Exercise requirements
How many of the lines below contain "this"? Answer with that number alone.

####################

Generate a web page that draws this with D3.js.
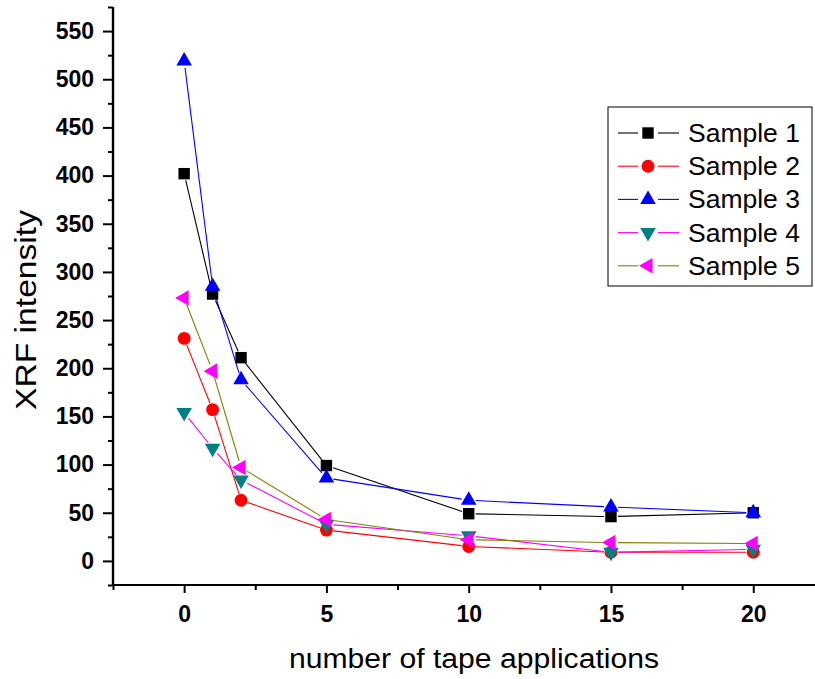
<!DOCTYPE html>
<html>
<head>
<meta charset="utf-8">
<script src="https://cdn.jsdelivr.net/npm/d3@7"></script>
<style>
  body { margin: 0; background: #fff; }
  svg { display: block; font-family: "Liberation Sans", Arial, sans-serif; }
</style>
</head>
<body>
<svg id="chart" width="815" height="679"></svg>
<script>
// tape applications (x) and XRF intensity per sample
const applications = [0, 1, 2, 5, 10, 15, 20];
const sample1 = [402, 277, 211, 99, 49, 46, 50];
const sample2 = [231, 157, 63, 32, 15, 9, 9];
const sample3 = [519, 285, 188, 86, 63, 56, 50];
const sample4 = [154, 117, 84, 38, 26, 9, 12];
const sample5 = [273, 197, 97, 43, 22, 19, 18];
const sampleNames = ['Sample 1', 'Sample 2', 'Sample 3', 'Sample 4', 'Sample 5'];
const xTicks = [0, 5, 10, 15, 20];
const yTicks = d3.range(0, 551, 50);

const series = [
  { name: sampleNames[0], values: sample1, line: '#000000', fill: '#000000', shape: d3.symbolSquare, rot: 0, size: 130 },
  { name: sampleNames[1], values: sample2, line: '#ff0000', fill: '#ff0000', shape: d3.symbolCircle, rot: 0, size: 130 },
  { name: sampleNames[2], values: sample3, line: '#0000ff', fill: '#0000ff', shape: d3.symbolTriangle, rot: 0, size: 105 },
  { name: sampleNames[3], values: sample4, line: '#ff00ff', fill: '#008080', shape: d3.symbolTriangle, rot: 180, size: 105 },
  { name: sampleNames[4], values: sample5, line: '#808000', fill: '#ff00ff', shape: d3.symbolTriangle, rot: -90, size: 105 },
];

const svg = d3.select('#chart');
const plotLeft = 113, plotRight = 815, plotTop = 7, plotBottom = 585;

const x = d3.scaleLinear().domain([-2.5, 22.17]).range([plotLeft, plotRight]);
const y = d3.scaleLinear().domain([-25, 575]).range([plotBottom, plotTop]);

// X axis: major + minor ticks, outward
const xAxis = svg.append('g').attr('transform', `translate(0,${plotBottom})`);
xAxis.call(d3.axisBottom(x).tickValues(d3.range(-2.5, 22, 2.5).filter(v => !xTicks.includes(v)))
    .tickSize(5).tickFormat(''));
xAxis.append('g').call(d3.axisBottom(x).tickValues(xTicks).tickSize(8).tickPadding(13).tickFormat(d3.format('d')));
xAxis.selectAll('.domain').attr('d', `M${plotLeft},0H${plotRight}`);

// Y axis
const yAxis = svg.append('g').attr('transform', `translate(${plotLeft},0)`);
yAxis.call(d3.axisLeft(y).tickValues(d3.range(-25, 576, 50)).tickSize(5).tickFormat(''));
yAxis.append('g').call(d3.axisLeft(y).tickValues(yTicks).tickSize(10).tickPadding(9).tickFormat(d3.format('d')));
yAxis.selectAll('.domain').attr('d', `M0,${plotTop}V${plotBottom}`);

svg.selectAll('.domain').attr('stroke', '#000').attr('stroke-width', 2.2);
svg.selectAll('.tick line').attr('stroke', '#000').attr('stroke-width', 2);
svg.selectAll('.tick text')
  .attr('font-family', '"Liberation Sans", Arial, sans-serif')
  .attr('font-size', 23).attr('font-weight', 'bold').attr('fill', '#000');

// Axis titles
svg.append('text')
  .attr('x', 474).attr('y', 668)
  .attr('text-anchor', 'middle')
  .attr('font-size', 27)
  .attr('textLength', 370).attr('lengthAdjust', 'spacingAndGlyphs')
  .text('number of tape applications');
svg.append('text')
  .attr('transform', 'translate(36,310) rotate(-90)')
  .attr('text-anchor', 'middle')
  .attr('font-size', 29)
  .attr('textLength', 200).attr('lengthAdjust', 'spacingAndGlyphs')
  .text('XRF intensity');

// Lines, broken around each marker the way Origin draws them
const gap = 7;
const plot = svg.append('g');
series.forEach(s => {
  const pts = applications.map((a, i) => [x(a), y(s.values[i])]);
  const segs = d3.pairs(pts).map(([p, q]) => {
    const dx = q[0] - p[0], dy = q[1] - p[1];
    const len = Math.hypot(dx, dy);
    const ux = dx / len, uy = dy / len;
    return len > 2 * gap ? [p[0] + ux * gap, p[1] + uy * gap, q[0] - ux * gap, q[1] - uy * gap] : null;
  }).filter(Boolean);
  plot.append('g').selectAll('line').data(segs).join('line')
    .attr('x1', d => d[0]).attr('y1', d => d[1])
    .attr('x2', d => d[2]).attr('y2', d => d[3])
    .attr('stroke', s.line).attr('stroke-width', 1.1);
});
series.forEach(s => {
  plot.append('g').selectAll('path').data(applications).join('path')
    .attr('d', d3.symbol().type(s.shape).size(s.size))
    .attr('transform', (a, i) => `translate(${x(a)},${y(s.values[i])}) rotate(${s.rot})`)
    .attr('fill', s.fill);
});

// Legend
const legend = svg.append('g').attr('transform', 'translate(608,107)');
legend.append('rect').attr('width', 204).attr('height', 179)
  .attr('fill', '#fff').attr('stroke', '#000').attr('stroke-width', 1);
const rows = legend.selectAll('g.row').data(series).join('g')
  .attr('class', 'row')
  .attr('transform', (d, i) => `translate(0,${26 + i * 33.2})`);
rows.append('line').attr('x1', 10).attr('x2', 30).attr('stroke', d => d.line).attr('stroke-width', 1.1);
rows.append('line').attr('x1', 50).attr('x2', 71).attr('stroke', d => d.line).attr('stroke-width', 1.1);
rows.append('path')
  .attr('d', d => d3.symbol().type(d.shape).size(d.size)())
  .attr('transform', d => `translate(40,0) rotate(${d.rot})`)
  .attr('fill', d => d.fill);
rows.append('text').attr('x', 80).attr('y', 9)
  .attr('font-size', 26.5).text(d => d.name);
</script>
</body>
</html>
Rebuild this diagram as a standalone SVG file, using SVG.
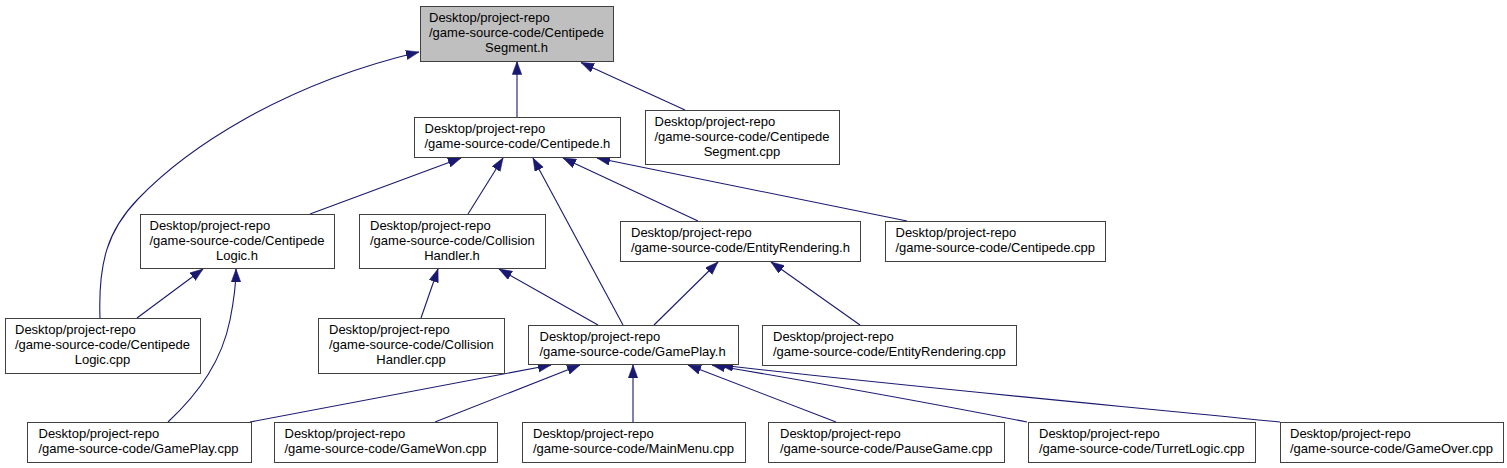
<svg xmlns="http://www.w3.org/2000/svg" width="1507" height="468" viewBox="0 0 1507 468">
<style>
.n rect{fill:#ffffff;stroke:#404040;stroke-width:1}
.n.root rect{fill:#bfbfbf}
.n text{font-family:"Liberation Sans",Arial,sans-serif;font-size:13px;fill:#000000}
.n text.c{text-anchor:middle}
#edges path{fill:none;stroke:#191970;stroke-width:1.1;marker-end:url(#ah)}
</style>
<defs>
<marker id="ah" markerUnits="userSpaceOnUse" markerWidth="14" markerHeight="10" refX="13" refY="4.75" orient="auto">
<path d="M0,0 L13,4.75 L0,9.5 z" fill="#191970" stroke="#191970" stroke-width="0.5"/>
</marker>
</defs>
<rect width="1507" height="468" fill="#ffffff"/>
<g id="edges">
<path d="M100,318 C98,262 108,230 138,199 C185,150 280,85 419,52"/>
<path d="M517,117 L517,61.5"/>
<path d="M685,110 L581,62.5"/>
<path d="M310,214 L461,158"/>
<path d="M468,214 L503,158"/>
<path d="M623,325 L533,158"/>
<path d="M698,221 L563,158"/>
<path d="M907,221 L597,158"/>
<path d="M137,318 L203,269"/>
<path d="M168,422 C200,392 222,360 230,320 C234,300 236,285 236,269"/>
<path d="M421,318 L438,269"/>
<path d="M598,325 L499,269"/>
<path d="M654,325 L718,262"/>
<path d="M860,325 L771,262"/>
<path d="M250,422 L551,365"/>
<path d="M435,422 L580,365"/>
<path d="M633,422 L633,365"/>
<path d="M836,422 L688,365"/>
<path d="M1027,422 C950,407 830,385 712,365"/>
<path d="M1280,422 C1100,404 900,386 720,365"/>
</g>
<g id="n_centipedesegment_h" class="n root">
<rect x="420.5" y="6.5" width="193" height="55"/>
<text x="429" y="21.5">Desktop/project-repo</text>
<text x="429" y="36.5">/game-source-code/Centipede</text>
<text class="c" x="516.5" y="51.5">Segment.h</text>
</g>
<g id="n_centipede_h" class="n">
<rect x="414.5" y="117.5" width="206" height="40"/>
<text x="424.5" y="133">Desktop/project-repo</text>
<text x="424.5" y="148">/game-source-code/Centipede.h</text>
</g>
<g id="n_centipedesegment_cpp" class="n">
<rect x="645.5" y="110.5" width="194" height="54"/>
<text x="654.5" y="126">Desktop/project-repo</text>
<text x="654.5" y="141">/game-source-code/Centipede</text>
<text class="c" x="742" y="156">Segment.cpp</text>
</g>
<g id="n_centipedelogic_h" class="n">
<rect x="140.5" y="214.5" width="194" height="54"/>
<text x="149.5" y="230">Desktop/project-repo</text>
<text x="149.5" y="245">/game-source-code/Centipede</text>
<text class="c" x="237" y="260">Logic.h</text>
</g>
<g id="n_collisionhandler_h" class="n">
<rect x="359.5" y="214.5" width="186" height="54"/>
<text x="370" y="230">Desktop/project-repo</text>
<text x="370" y="245">/game-source-code/Collision</text>
<text class="c" x="452" y="260">Handler.h</text>
</g>
<g id="n_entityrendering_h" class="n">
<rect x="620.5" y="221.5" width="240" height="40"/>
<text x="631" y="237">Desktop/project-repo</text>
<text x="631" y="252">/game-source-code/EntityRendering.h</text>
</g>
<g id="n_centipede_cpp" class="n">
<rect x="885.5" y="221.5" width="220" height="40"/>
<text x="895.5" y="237">Desktop/project-repo</text>
<text x="895.5" y="252">/game-source-code/Centipede.cpp</text>
</g>
<g id="n_centipedelogic_cpp" class="n">
<rect x="5.5" y="318.5" width="195" height="55"/>
<text x="15" y="334">Desktop/project-repo</text>
<text x="15" y="349">/game-source-code/Centipede</text>
<text class="c" x="102.5" y="364">Logic.cpp</text>
</g>
<g id="n_collisionhandler_cpp" class="n">
<rect x="318.5" y="318.5" width="186" height="55"/>
<text x="329" y="334">Desktop/project-repo</text>
<text x="329" y="349">/game-source-code/Collision</text>
<text class="c" x="411" y="364">Handler.cpp</text>
</g>
<g id="n_gameplay_h" class="n">
<rect x="528.5" y="325.5" width="210" height="39"/>
<text x="539.5" y="341">Desktop/project-repo</text>
<text x="539.5" y="356">/game-source-code/GamePlay.h</text>
</g>
<g id="n_entityrendering_cpp" class="n">
<rect x="762.5" y="325.5" width="254" height="40"/>
<text x="773" y="341">Desktop/project-repo</text>
<text x="773" y="356">/game-source-code/EntityRendering.cpp</text>
</g>
<g id="n_gameplay_cpp" class="n">
<rect x="27.5" y="422.5" width="224" height="40"/>
<text x="38.5" y="438">Desktop/project-repo</text>
<text x="38.5" y="453">/game-source-code/GamePlay.cpp</text>
</g>
<g id="n_gamewon_cpp" class="n">
<rect x="274.5" y="422.5" width="223" height="40"/>
<text x="284.5" y="438">Desktop/project-repo</text>
<text x="284.5" y="453">/game-source-code/GameWon.cpp</text>
</g>
<g id="n_mainmenu_cpp" class="n">
<rect x="522.5" y="422.5" width="223" height="40"/>
<text x="533" y="438">Desktop/project-repo</text>
<text x="533" y="453">/game-source-code/MainMenu.cpp</text>
</g>
<g id="n_pausegame_cpp" class="n">
<rect x="768.5" y="422.5" width="236" height="40"/>
<text x="780" y="438">Desktop/project-repo</text>
<text x="780" y="453">/game-source-code/PauseGame.cpp</text>
</g>
<g id="n_turretlogic_cpp" class="n">
<rect x="1028.5" y="422.5" width="227" height="40"/>
<text x="1039" y="438">Desktop/project-repo</text>
<text x="1039" y="453">/game-source-code/TurretLogic.cpp</text>
</g>
<g id="n_gameover_cpp" class="n">
<rect x="1280.5" y="422.5" width="223" height="40"/>
<text x="1290" y="438">Desktop/project-repo</text>
<text x="1290" y="453">/game-source-code/GameOver.cpp</text>
</g>
</svg>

####################

Exercise solution
2